Core Wireless Licensing, a Conversant subsidiary, filed a lawsuit against Apple back in 2012 in Texas, claiming that Apple was using its patents for the transmission of wireless data in the company's iPhone and iPad devices without the permission of Core Wireless.

Core Wireless was seeking damages worth $100 million in the trial for the alleged infringement of the patents, which were originally owned by Nokia. Core Wireless claimed that it should receive a portion of the sales of the devices of Apple and that of similar devices that will be released in the future.

Apple, on the other hand, believed that damages, if there would be any, would not exceed the amount of $1 million.

It took five hours for the jury to deliberate on the matter before they delivered their verdict that cleared Apple of alleged patent infringement. The jury also declined the claim of Apple that Core Wireless did not meet its obligation of licensing its patents on terms that are fair and non-discriminatory.

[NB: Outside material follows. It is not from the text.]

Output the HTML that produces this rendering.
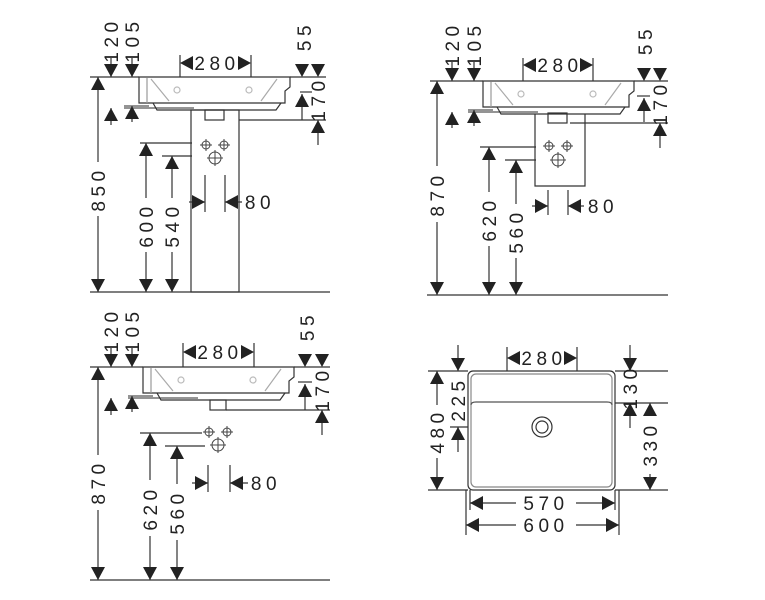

Core Wireless, along with the 2,000 patents of Nokia that it owned, was acquired by Conversant in 2011. Back then, an agreement with Nokia showed that Microsoft also had a license to use the patents, revealed company documents of Conversant.

When it acquired Core Wireless, there was an agreement for Conversant to forward two-thirds of all revenues received from licensing and litigating the patents to Nokia and Microsoft. A representative from Microsoft, however, could not confirm that the agreement is still in effect.

The original lawsuit by Core Wireless claimed that Apple was guilty of infringing over a dozen of its held patents. However, last year, the company removed some patents from the list to be litigated on two occasions for streamlining the case, resulting in only five patents being left for the proceedings.

Apple is the most targeted company by so-called patent trolls, which are companies that earn revenues by licensing and litigating patents as opposed to actually making products that use the patents.

Just last month, Apple was ordered to pay damages worth $532.9 million, which is one of the biggest damage amounts for patent infringement ever, as the company was found to be guilty of infringing on three patents that are owned by Smartflash.